Deutschland und Österreich sei es weiter unbenommen, so versichern die Brüsseler Kartellexperten immer wieder, an ihren nationalen Systemen fixer Ladenpreise festzuhalten. Das gegenwärtige System in Deutschland und Österreich beschränke sich jedoch nicht auf die jeweils nationalen Märkte, sondern schließe den grenzüberschreitenden Handel zwischen den beiden Ländern ein. In seinem Brief an Naumann fordert Van Miert jetzt die Anpassung der deutschen und österreichischen Buchhandelsregeln an das europäische Recht. Anstoß nehmen die Wettbewerbshüter vor allem an der Preisfestlegung für andere Länder. Die national festgelegte Preisbindung dürfe weder für Exporte noch für Importe gelten. Der grenzüberschreitende Handel und damit auch Re-Importe müssen nach Maßgabe der europäischen Wettbewerbsexperten frei sein.

Werden Re-Importe in großem Stil aber möglich, dann öffne man Tür und Tor für die Unterlaufung der nationalen Buchpreisbindungen, so fürchtet der Börsenverein des Deutschen Buchhandels. In der Praxis würde das zudem bedeuten, daß alle Bücher deutscher Verlage in Österreich nicht der Preisbindung unterliegen dürften. Die Preise der Bücher österreichischer Verlage wiederum müßten in Deutschland freigegeben werden. In Brüssel weist man allerdings darauf hin, daß es den Verlagen freistehe, sich auf die neue Lage einzustellen.

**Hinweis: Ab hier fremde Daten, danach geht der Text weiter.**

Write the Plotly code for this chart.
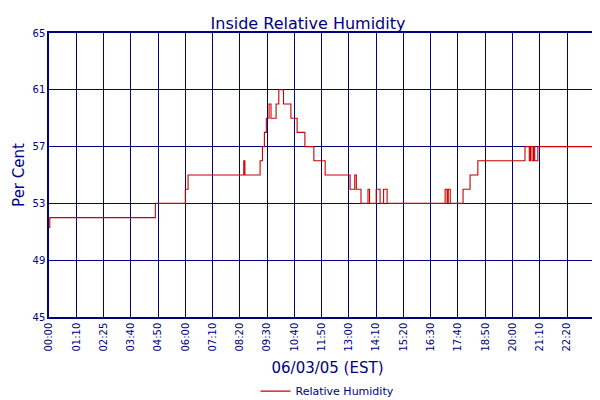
import plotly.graph_objects as go

NAVY = "#000080"

# breakpoints (time, %RH); the line holds each value until the next point
times = [
    "00:00", "00:02", "04:33", "05:50", "05:57", "08:20", "08:23", "08:28",
    "09:02", "09:08", "09:13", "09:18", "09:25", "09:30", "09:43", "09:50",
    "10:02", "10:14", "10:21", "10:37", "10:57", "11:20", "11:49",
    "12:53", "13:05", "13:09", "13:14", "13:21", "13:39", "13:43", "14:00",
    "14:10", "14:15", "14:19", "14:28", "16:57", "17:02", "17:05", "17:10",
    "17:43", "18:01", "18:21", "20:17", "20:22", "20:33", "20:36", "20:40",
    "20:44", "20:47", "20:55", "23:27", "23:32", "23:37", "23:50",
]
humidity = [
    51.3, 52, 53, 54, 55, 56, 55, 55,
    56, 57, 58, 59, 60, 59, 60, 61,
    60, 60, 59, 58, 57, 56, 55,
    54, 55, 54, 54, 53, 54, 53, 54,
    53, 53, 54, 53, 54, 53, 54, 53,
    54, 55, 56, 56, 57, 56, 57, 56,
    57, 56, 57, 56, 56, 57, 57,
]
tick_labels = [
    "00:00", "01:10", "02:25", "03:40", "04:50", "06:00", "07:10", "08:20",
    "09:30", "10:40", "11:50", "13:00", "14:10", "15:20", "16:30", "17:40",
    "18:50", "20:00", "21:10", "22:20", "23:30", "23:50",
]
y_ticks = [45, 49, 53, 57, 61, 65]


def to_min(t):
    h, m = t.split(":")
    return int(h) * 60 + int(m)


x_vals = [to_min(t) for t in times]
tick_vals = [to_min(t) for t in tick_labels]
tick_vals[1:20] = [70 * i for i in range(1, 20)]

fig = go.Figure()
fig.add_trace(go.Scatter(
    x=x_vals, y=humidity, mode="lines", line_shape="hv",
    line=dict(color="#cc0000", width=1.1), name="Relative Humidity",
))
fig.update_layout(
    width=600, height=400,
    font=dict(family="DejaVu Sans", color=NAVY, size=10),
    title=dict(text="Inside Relative Humidity", x=0.5, y=0.975,
               font=dict(size=16, color=NAVY)),
    margin=dict(l=41, r=2, t=25, b=82),
    paper_bgcolor="white", plot_bgcolor="white",
    showlegend=True,
    legend=dict(orientation="h", x=0.5, xanchor="center", y=-0.21,
                yanchor="top", font=dict(size=11, color=NAVY)),
    hovermode=False,
)
fig.update_xaxes(
    range=[0, 1430], tickvals=tick_vals, ticktext=tick_labels, tickangle=-90,
    showgrid=True, gridcolor=NAVY, gridwidth=1, showline=True, linecolor=NAVY,
    linewidth=1.5, mirror=True, zeroline=False, ticks="", automargin=False,
    title=dict(text="06/03/05 (EST)", font=dict(size=15, color=NAVY), standoff=12),
    tickfont=dict(size=10, color=NAVY),
)
fig.update_yaxes(
    range=[45, 65], tickvals=y_ticks, showgrid=True, gridcolor=NAVY,
    gridwidth=1, showline=True, linecolor=NAVY, linewidth=1.5, mirror=True,
    zeroline=False, ticks="", automargin=False,
    title=dict(text="Per Cent", font=dict(size=15, color=NAVY), standoff=4),
    tickfont=dict(size=10, color=NAVY),
)
fig.write_html("out.html")
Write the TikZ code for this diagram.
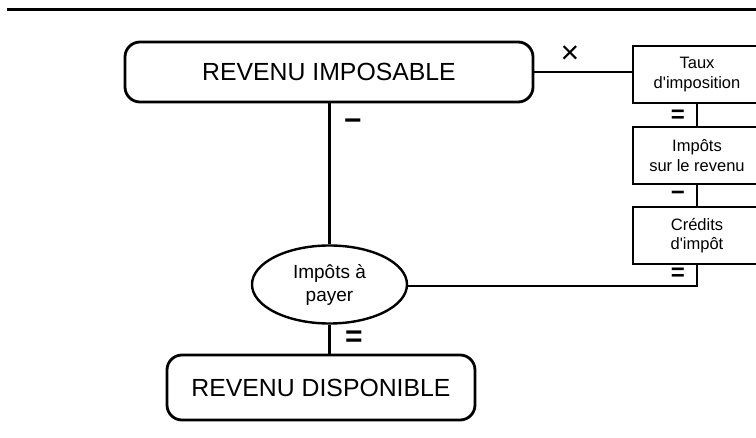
\documentclass[tikz,border=0pt]{standalone}
\usepackage{fontspec}
\setmainfont{Liberation Sans}
\usetikzlibrary{shapes.geometric}
\tikzset{
  bigbox/.style={draw, line width=2.8pt, rounded corners=15pt, inner sep=0pt,
    font=\fontsize{24.8}{28}\selectfont},
  sidebox/.style={draw, line width=1.8pt, inner sep=0pt, minimum width=128pt,
    minimum height=57pt, align=center, font=\fontsize{16.5}{19.5}\selectfont},
  oval/.style={draw, ellipse, line width=2.4pt, inner sep=0pt, minimum width=155pt,
    minimum height=78pt, align=center, font=\fontsize{19}{23}\selectfont},
  mainlink/.style={line width=3.4pt},
  sidelink/.style={line width=2pt},
  op/.style={inner sep=0pt, font=\fontsize{30}{30}\selectfont\bfseries},
  smallop/.style={inner sep=0pt, font=\fontsize{24}{24}\selectfont\bfseries}
}
\begin{document}
\begin{tikzpicture}[x=1pt, y=-1pt]
  \useasboundingbox (0,0) rectangle (756,438);
  \clip (0,0) rectangle (756,438);

  % rule across the top of the page
  \coordinate (ruleL) at (7,9.5);
  \coordinate (ruleR) at (756,9.5);
  \draw[line width=3.4pt] (ruleL) -- (ruleR);

  % main chain
  \node[bigbox, minimum width=408pt, minimum height=60pt] (imp) at (329,72) {REVENU IMPOSABLE};
  \node[oval] (pay) at (329.5,284.5) {Imp\^ots \`a\\payer};
  \node[bigbox, minimum width=308pt, minimum height=65pt] (disp) at (321,387.5) {REVENU DISPONIBLE};

  % side computation
  \node[sidebox] (taux) at (697,74.5) {Taux\\d\textquotesingle imposition};
  \node[sidebox] (ir) at (697,155.5) {Imp\^ots\\sur le revenu};
  \node[sidebox] (cred) at (697,235.5) {Cr\'edits\\d\textquotesingle imp\^ot};

  % connectors
  \draw[mainlink] (imp.south -| pay.north) -- (pay.north);
  \draw[mainlink] (pay.south) -- (pay.south |- disp.north);
  \draw[sidelink] (imp.east) -- (imp.east -| taux.west);
  \draw[sidelink] (taux.south) -- (ir.north);
  \draw[sidelink] (ir.south) -- (cred.north);
  \draw[sidelink] (cred.south) |- ([yshift=-2pt]pay.east);

  % operators
  \node[op] (minusA) at (353,125) {−};
  \node[op] (eqA) at (354,339) {=};
  \node[inner sep=0pt, font=\fontsize{32}{32}\selectfont] (times) at (570,55) {×};
  \node[smallop] (eqB) at (678,116) {=};
  \node[smallop] (minusB) at (678,196) {−};
  \node[smallop] (eqC) at (678,274) {=};
\end{tikzpicture}
\end{document}
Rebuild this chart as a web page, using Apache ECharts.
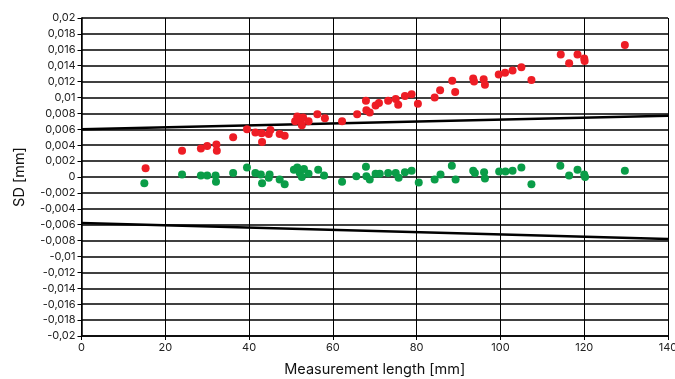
<!DOCTYPE html>
<html>
<head>
<meta charset="utf-8">
<script src="https://cdn.jsdelivr.net/npm/echarts@6/dist/echarts.min.js"></script>
<style>html,body{margin:0;padding:0;background:#fff;}#c{width:675px;height:379px;}</style>
</head>
<body>
<div id="c"></div>
<script>
var xTicks = [0, 20, 40, 60, 80, 100, 120, 140];
var redX = [15.3,24.0,28.5,30.0,32.2,32.3,36.2,39.5,41.5,43.0,43.1,44.7,45.1,47.3,48.5,51.0,51.5,52.3,52.6,52.9,54.2,56.3,58.1,62.2,65.8,67.9,68.0,68.8,70.2,71.0,73.2,75.0,75.6,77.2,78.8,80.3,84.3,85.6,88.5,89.2,93.5,93.7,96.0,96.3,99.6,101.1,102.9,105.0,107.4,114.4,116.4,118.4,120.0,120.1,129.7];
var redY = [0.0011,0.0033,0.0036,0.0039,0.0041,0.0033,0.0050,0.0060,0.0056,0.0055,0.0044,0.0054,0.0059,0.0054,0.0052,0.0070,0.0076,0.0070,0.0065,0.0075,0.0070,0.0079,0.0074,0.0070,0.0079,0.0096,0.0084,0.0081,0.0090,0.0093,0.0096,0.0098,0.0091,0.0102,0.0104,0.0092,0.0100,0.0109,0.0121,0.0107,0.0124,0.0120,0.0123,0.0116,0.0129,0.0131,0.0134,0.0138,0.0122,0.0154,0.0143,0.0154,0.0149,0.0146,0.0166];
var greenX = [15.0,24.0,28.5,30.0,32.0,32.1,36.2,39.5,41.5,42.8,43.1,44.7,44.9,47.3,48.5,50.7,51.5,52.1,52.6,53.1,54.2,56.5,57.9,62.2,65.6,67.9,68.0,68.8,70.2,71.2,73.2,75.0,75.7,77.2,78.8,80.5,84.3,85.7,88.4,89.3,93.5,93.9,96.1,96.3,99.7,101.2,102.9,105.0,107.4,114.3,116.4,118.4,120.0,120.2,129.7];
var greenY = [-0.0008,0.0003,0.0002,0.0002,0.0002,-0.0006,0.0005,0.0012,0.0005,0.0003,-0.0008,-0.0001,0.0003,-0.0003,-0.0009,0.0009,0.0012,0.0005,0.0000,0.0010,0.0004,0.0009,0.0002,-0.0006,0.0001,0.0013,0.0001,-0.0003,0.0004,0.0004,0.0005,0.0005,-0.0001,0.0006,0.0008,-0.0007,-0.0003,0.0003,0.0014,-0.0003,0.0008,0.0005,0.0006,-0.0002,0.0007,0.0007,0.0008,0.0012,-0.0009,0.0014,0.0002,0.0009,0.0003,0.0000,0.0008];
var limitX = [0, 140];
var upperLimit = [0.006, 0.0077];
var lowerLimit = [-0.0058, -0.0078];

function pairs(xs, ys) { return xs.map(function (x, i) { return [x, ys[i]]; }); }

var FONT = 'Inter';
var chart = echarts.init(document.getElementById('c'), null, {renderer: 'canvas'});
chart.setOption({
  animation: false,
  backgroundColor: '#ffffff',
  grid: {left: 81.5, right: 7, top: 18, bottom: 43, containLabel: false, outerBoundsMode: 'none'},
  xAxis: {
    type: 'value', min: 0, max: 140, interval: 20,
    name: 'Measurement length [mm]', nameLocation: 'middle', nameGap: 26,
    nameTextStyle: {fontFamily: FONT, fontSize: 14.5, color: '#111'},
    axisLine: {show: true, onZero: false, lineStyle: {color: '#000', width: 1.5}},
    axisTick: {show: true, length: 4, lineStyle: {color: '#000'}},
    axisLabel: {fontFamily: FONT, fontSize: 11, color: '#222', margin: 6},
    splitLine: {show: true, lineStyle: {color: '#000', width: 1}}
  },
  yAxis: {
    type: 'value', min: -0.02, max: 0.02, interval: 0.002,
    name: 'SD [mm]', nameLocation: 'middle', nameGap: 54,
    nameTextStyle: {fontFamily: FONT, fontSize: 14.5, color: '#111'},
    axisLine: {show: true, onZero: false, lineStyle: {color: '#000', width: 1.5}},
    axisTick: {show: true, length: 4, lineStyle: {color: '#000'}},
    axisLabel: {fontFamily: FONT, fontSize: 11, color: '#222', margin: 6,
      formatter: function (v) {
        var r = Math.round(v * 1000) / 1000;
        if (Math.abs(r) < 1e-9) return '0';
        return String(r).replace('.', ',');
      }},
    splitLine: {show: true, lineStyle: {color: '#404040', width: 1.8}}
  },
  series: [
    {type: 'line', data: pairs(limitX, upperLimit), symbol: 'none', lineStyle: {color: '#000', width: 2.5}, z: 3},
    {type: 'line', data: pairs(limitX, lowerLimit), symbol: 'none', lineStyle: {color: '#000', width: 2.5}, z: 3},
    {type: 'scatter', data: pairs(redX, redY), symbol: 'circle', symbolSize: 8, itemStyle: {color: '#ee1d25', opacity: 1}, z: 4},
    {type: 'scatter', data: pairs(greenX, greenY), symbol: 'circle', symbolSize: 8, itemStyle: {color: '#0a9d48', opacity: 1}, z: 4}
  ]
});
</script>
</body>
</html>
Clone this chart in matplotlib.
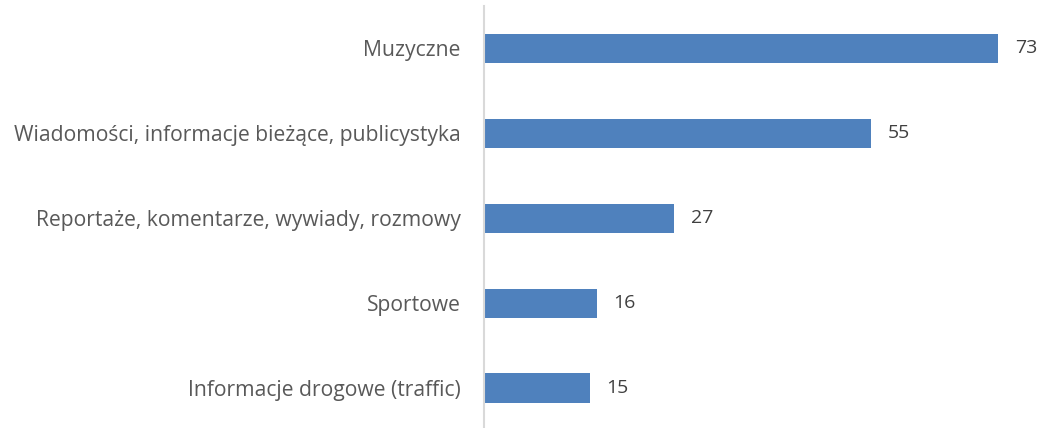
import matplotlib
matplotlib.use("Agg")
import matplotlib.pyplot as plt

# dane
kategorie = [
    "Muzyczne",
    "Wiadomości, informacje bieżące, publicystyka",
    "Reportaże, komentarze, wywiady, rozmowy",
    "Sportowe",
    "Informacje drogowe (traffic)",
]
wartosci = [73, 55, 27, 16, 15]

kolor_slupka = "#4F81BD"
kolor_tekstu = "#595959"

plt.rcParams["font.family"] = ["Open Sans", "DejaVu Sans"]

fig = plt.figure(figsize=(10.41, 4.28), dpi=100)
ax = fig.add_axes([484 / 1041, -2.5 / 428, 557 / 1041, 424.5 / 428])

y = list(range(len(kategorie)))
ax.barh(y, wartosci, height=0.345, color=kolor_slupka)

for yi, v in zip(y, wartosci):
    ax.text(v + 2.4, yi, str(v), va="center", ha="left",
            fontsize=14, color="#404040")

ax.set_xlim(0, 557 / 7.04)
ax.set_ylim(4.5, -0.5)
ax.set_yticks(y)
ax.set_yticklabels(kategorie, fontsize=15.2, color=kolor_tekstu)
ax.tick_params(axis="y", length=0, pad=17)
ax.set_xticks([])

for s in ["top", "right", "bottom"]:
    ax.spines[s].set_visible(False)
ax.spines["left"].set_color("#D9D9D9")
ax.spines["left"].set_linewidth(1.5)

fig.savefig("out.png", dpi=100)
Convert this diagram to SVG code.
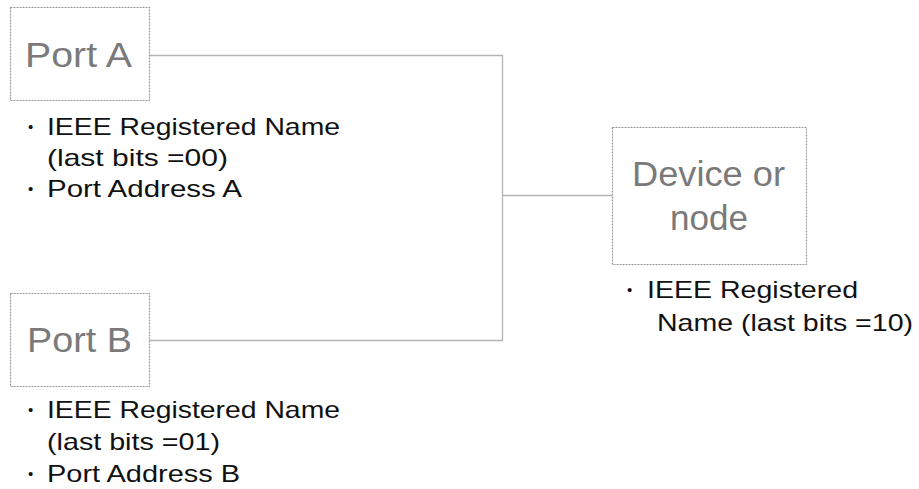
<svg xmlns="http://www.w3.org/2000/svg" width="919" height="489" viewBox="0 0 919 489">
<style>
.box{fill:#fff;stroke:#9a9a9a;stroke-width:1.2;stroke-dasharray:2,1}
.title{font-family:"Liberation Sans",Arial,sans-serif;fill:#7a7a7a;font-size:35px}
.txt{font-family:"Liberation Sans",Arial,sans-serif;fill:#111;font-size:24px}
.bul{font-family:"Liberation Sans",Arial,sans-serif;fill:#111;font-size:15px}
.conn{fill:none;stroke:#b4b4b4;stroke-width:1.3}
</style>
<rect width="919" height="489" fill="#fff"/>
<g id="connectors">
<path class="conn" d="M149,55.5 H502.5 V340.5 H149"/>
<path class="conn" d="M502.5,195.5 H612"/>
</g>
<g id="portA">
<rect class="box" x="10.5" y="7.5" width="139" height="93"/>
<text class="title" x="25" y="67" textLength="107" lengthAdjust="spacingAndGlyphs">Port A</text>
<text class="bul" x="28" y="132">•</text>
<text class="txt" x="47" y="135" textLength="293" lengthAdjust="spacingAndGlyphs">IEEE Registered Name</text>
<text class="txt" x="47" y="166" textLength="181" lengthAdjust="spacingAndGlyphs">(last bits =00)</text>
<text class="bul" x="28" y="194">•</text>
<text class="txt" x="47" y="197" textLength="195" lengthAdjust="spacingAndGlyphs">Port Address A</text>
</g>
<g id="portB">
<rect class="box" x="10.5" y="293.5" width="139" height="93"/>
<text class="title" x="27" y="352" textLength="105" lengthAdjust="spacingAndGlyphs">Port B</text>
<text class="bul" x="28" y="415">•</text>
<text class="txt" x="47" y="418" textLength="293" lengthAdjust="spacingAndGlyphs">IEEE Registered Name</text>
<text class="txt" x="47" y="450" textLength="173" lengthAdjust="spacingAndGlyphs">(last bits =01)</text>
<text class="bul" x="28" y="479">•</text>
<text class="txt" x="47" y="482" textLength="193" lengthAdjust="spacingAndGlyphs">Port Address B</text>
</g>
<g id="device">
<rect class="box" x="612.5" y="127.5" width="194" height="137"/>
<text class="title" x="632" y="186" textLength="153" lengthAdjust="spacingAndGlyphs">Device or</text>
<text class="title" x="670" y="230" textLength="78" lengthAdjust="spacingAndGlyphs">node</text>
<text class="bul" x="627" y="295">•</text>
<text class="txt" x="647" y="298" textLength="211" lengthAdjust="spacingAndGlyphs">IEEE Registered</text>
<text class="txt" x="657" y="331" textLength="256" lengthAdjust="spacingAndGlyphs">Name (last bits =10)</text>
</g>
</svg>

Ein deutscher Verlag könne sich zum Beispiel in Österreich niederlassen und seine Bücher dann für den "Heimatmarkt" preisgebunden vermarkten. Ebenso wie es jetzt neben dem Hamburger Verlag "Rowohlt Berlin" gebe, könnte es nach diesem Modell künftig auch "Rowohlt Wien" geben. Bisher allerdings habe der deutsche Buchhandel wenig Phantasie gezeigt, sich an die neue Situation anzupassen, heißt es in Brüssel. Offenbar haben die Verlage, der Buchhandel und die Medienkonzerne ganz unterschiedliche Interessen und ziehen an verschiedenen Strängen. Die zuletzt in Brüssel eingegangenen Änderungsvorschläge und Argumente des deutschen Buchhandels hätten jedenfalls die Wettbewerbshüter in keiner Weise überzeugt.